Thomas Richardson (born July 26, 1956) is an American professional wrestler, better known by his ring name, Tommy “Wildfire” Rich. He is a one time former National Wrestling Alliance World Heavyweight Champion and Smoky Mountain Wrestling Heavyweight Champion. He primarily appeared in Georgia Championship Wrestling and Memphis throughout the 1980s, as well as World Championship Wrestling, Smoky Mountain Wrestling and Extreme Championship Wrestling throughout the 1990s.[1][2][4][5][6] He is a 1974 graduate of Hendersonville High School.[7]

Professional wrestling career

Early career (1974–1977)

Rich started wrestling in 1974 in the regional promotions in Tennessee after training with Jerry Jarrett.[1][2]

Georgia Championship Wrestling (1977–1984)

Throughout the 1980s, he alternated his time between Tennessee, Georgia, and Alabama territories of the National Wrestling Alliance (NWA).
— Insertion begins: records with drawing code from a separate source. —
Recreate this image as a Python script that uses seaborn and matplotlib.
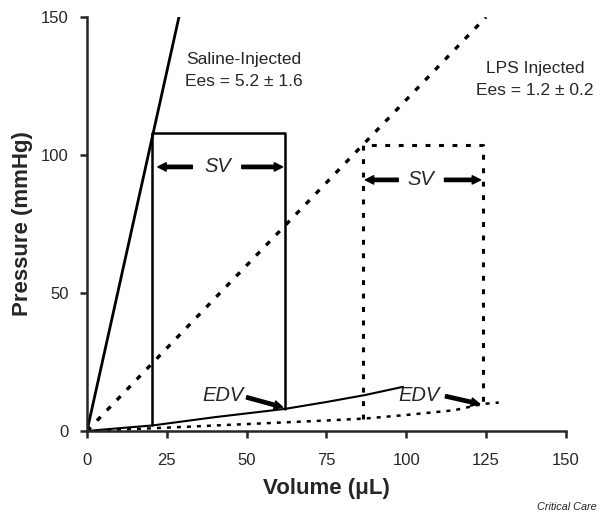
import matplotlib
matplotlib.use('Agg')
import numpy as np
import pandas as pd
import matplotlib.pyplot as plt
import seaborn as sns

# Pendientes ESPVR (Ees) y rango de volumen
ees_saline = 5.2
ees_lps = 1.2
espvr_saline_vol = [0, 28.8]
espvr_saline_pres = [0, 150]
espvr_lps_vol = [0, 125]
espvr_lps_pres = [0, 150]

# Curvas EDPVR
edpvr_saline_vol = [0, 10, 20.5, 40, 62, 75, 87, 99]
edpvr_saline_pres = [0, 1.0, 2.0, 5.0, 8.0, 10.5, 13.0, 16.0]
edpvr_lps_vol = [0, 25, 50, 75, 87, 100, 115, 124, 129]
edpvr_lps_pres = [0, 1.2, 2.5, 3.8, 4.5, 5.8, 7.5, 9.8, 10.3]

# Lazos presion-volumen (rectangulos)
loop_saline_vol = [20.5, 20.5, 62, 62]
loop_saline_pres = [2.0, 108, 108, 8.0]
loop_lps_vol = [86.5, 86.5, 124, 124]
loop_lps_pres = [4.5, 103.6, 103.6, 9.8]

sns.set_style('ticks')
plt.rcParams['font.family'] = ['Liberation Sans', 'DejaVu Sans']

fig = plt.figure(figsize=(6, 5.18), dpi=100)
ax = fig.add_axes([0.145, 0.168, 0.798, 0.799])

def linea(x, y, **kw):
    df = pd.DataFrame({'x': x, 'y': y})
    sns.lineplot(data=df, x='x', y='y', sort=False, estimator=None, ax=ax,
                 color='black', **kw)

# ESPVR
linea(espvr_saline_vol, espvr_saline_pres, linewidth=2)
linea(espvr_lps_vol, espvr_lps_pres, linewidth=2.4, dashes=(1.6, 2.7))

# EDPVR
linea(edpvr_saline_vol, edpvr_saline_pres, linewidth=1.5)
linea(edpvr_lps_vol, edpvr_lps_pres, linewidth=1.8, dashes=(1.6, 2.4))

# Lazos
linea(loop_saline_vol, loop_saline_pres, linewidth=1.8)
linea(loop_lps_vol, loop_lps_pres, linewidth=2.2, dashes=(1.6, 2.8))

# Flechas
flecha = dict(arrowstyle='simple,head_width=0.6,head_length=0.6,tail_width=0.24',
              color='black', shrinkA=0, shrinkB=0)

def arrow(x0, y0, x1, y1):
    ax.annotate('', xy=(x1, y1), xytext=(x0, y0), arrowprops=flecha)

arrow(33, 95.7, 22.2, 95.7)
arrow(48.5, 95.7, 61.3, 95.7)
ax.text(41, 95.7, 'SV', style='italic', fontsize=14.5, ha='center', va='center')

arrow(97.5, 91, 87.2, 91)
arrow(112, 91, 123.3, 91)
ax.text(104.5, 91, 'SV', style='italic', fontsize=14.5, ha='center', va='center')

ax.text(42.5, 12.8, 'EDV', style='italic', fontsize=14.5, ha='center', va='center')
arrow(50, 12.2, 61.3, 8.6)
ax.text(104, 12.8, 'EDV', style='italic', fontsize=14.5, ha='center', va='center')
arrow(112.3, 12.6, 123, 9.8)

ax.text(49.2, 134.5, 'Saline-Injected', fontsize=12.5, ha='center', va='center')
ax.text(49.2, 126.8, 'Ees = 5.2 \u00b1 1.6', fontsize=12.5, ha='center', va='center')
ax.text(140.3, 131.5, 'LPS Injected', fontsize=12.5, ha='center', va='center')
ax.text(140.3, 123.3, 'Ees = 1.2 \u00b1 0.2', fontsize=12.5, ha='center', va='center')

ax.set_xlim(0, 150)
ax.set_ylim(0, 150)
ax.set_xticks([0, 25, 50, 75, 100, 125, 150])
ax.set_yticks([0, 50, 100, 150])
ax.tick_params(labelsize=12, width=1.8, length=5, direction='out')
ax.tick_params(axis='x', pad=11)
ax.tick_params(axis='y', pad=8)
ax.set_xlabel('Volume (\u03bcL)', fontsize=16, fontweight='bold', labelpad=7)
ax.set_ylabel('Pressure (mmHg)', fontsize=16, fontweight='bold', labelpad=6)
for s in ['top', 'right']:
    ax.spines[s].set_visible(False)
for s in ['left', 'bottom']:
    ax.spines[s].set_linewidth(1.8)
ax.margins(0)

fig.text(0.995, 0.012, 'Critical Care', style='italic', fontsize=7.8, ha='right', va='bottom')

fig.savefig('out.png', dpi=100, facecolor='white')
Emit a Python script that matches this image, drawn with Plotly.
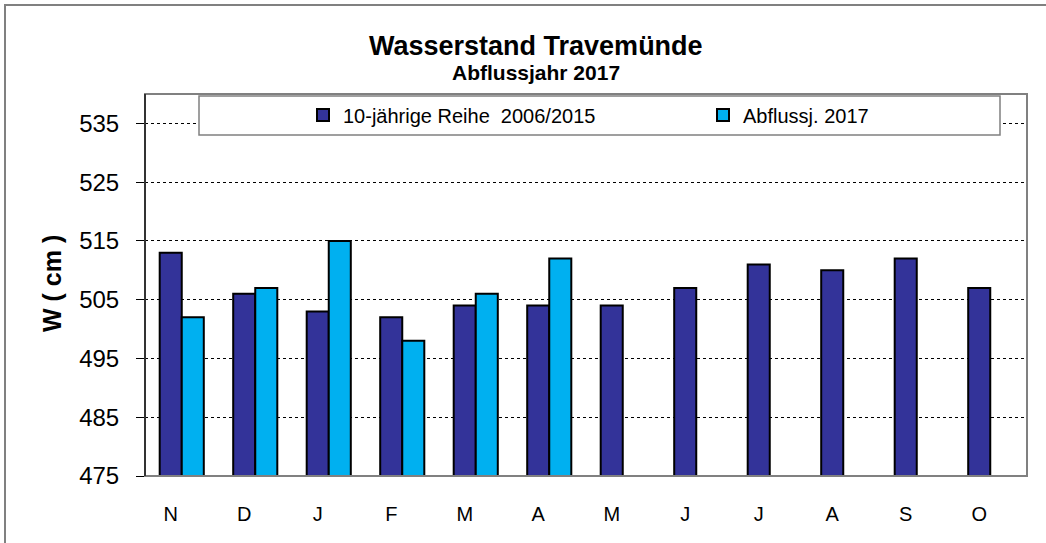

He won dozens of NWA regional titles during this time. He is best known as one of the original stars of the TBS wrestling shows from the 1970s and 1980s. His bloody feuds with "Mad Dog" Buzz Sawyer, Ole Anderson, Ivan Koloff, The Fabulous Freebirds, and every other major heel to come through the Georgia territory made Rich one of the most popular wrestling stars of the period.

On April 27, 1981, in Augusta, Georgia, he won the NWA World Heavyweight Championship.[1] He dropped the belt back to former champion Harley Race four days later in Gainesville. Race stated in a shoot interview with RF Video that the title switch was to ensure a power struggle in the Georgia territory, which ended with promoter Jim Barnett victorious (Barnett was a minority holder in Georgia and the booker of the NWA title, with the fan interest and boosted live gates, shored up his position).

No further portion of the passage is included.